Die historische Dimension des Lübcke-Mordes

16. Juni 2020

Magazin »der rechte rand« Ausgabe 180 – September / Oktober 2019

#AuchImFadenkreuz

Der Mord an dem hessischen Regierungspräsidenten Walter Lübcke (CDU) markiert einen historischen Wendepunkt in der Geschichte des Rechtsterrorismus.
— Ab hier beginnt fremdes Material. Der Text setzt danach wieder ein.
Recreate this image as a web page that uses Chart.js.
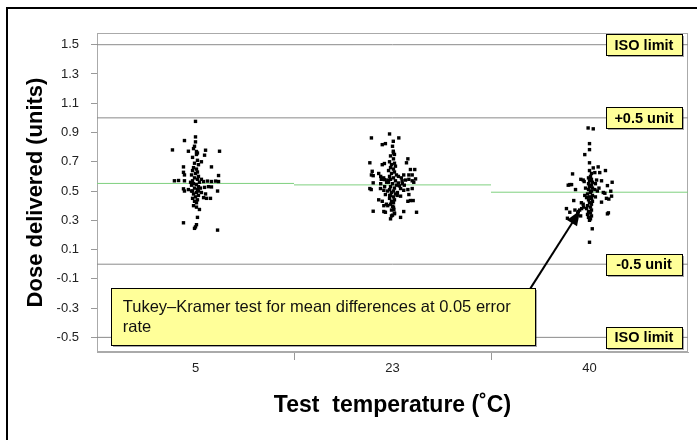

Antifa Magazin der rechte rand
Neonazis machen auf ihren Klamotten schon deutlich was sie wollen – wie hier bei »Thor Steinar« © Mark Mühlhaus / attenzione

Extrem rechte Hetze und Gewalt gegen Politiker*innen sind nichts Neues. Das verdeutlichen Sprüche aus den 1920er Jahren: »Knallt ab den Walther Rathenau. Die gottverfluchte Judensau!« oder »Nieder mit Erzberger, dem Reichsverderber, dem Helfer unserer Feinde.« Schon in der Weimarer Republik zählten Regierungspolitiker*innen zu erklärten Feinden der extremen Rechten. Sie galten als Vertreter*innen des »Systems«, das als Gegenbild zu der Idee einer völkischen Gemeinschaft gezeichnet wurde. Als »Systempolitiker« oder »Systemparteien« beschimpften die Nationalsozialist*innen jene politischen Kräfte, die für die Weimarer Republik standen – ein Vokabular, dessen sich heute NPD und »Alternative für Deutschland« (AfD) gerne bedienen. In der Bundesrepublik riss der Hass auf die Regierenden nicht ab. »Brandt an die Wand« wetterten alte und neue Nazis Ende der 1960er Jahre gegen den damaligen Bundeskanzler Willy Brandt (SPD). Auch über Walter Lübcke hieß es seit 2015, er sei ein »Volksverräter«, weil er sich für Flüchtlinge ausgesprochen hatte. Doch bei allen Kontinuitäten markiert der Mord an Lübcke einen Wendepunkt in der Geschichte der Bundesrepublik. Wenn es sich als bewiesen herausstellt, dass der Neonazi Stephan Ernst ihn tatsächlich ermordet hat, dann ist der Regierungspräsident der erste regierende Politiker seit 1949, der ein Todesopfer rechtsterroristischer Gewalt wurde.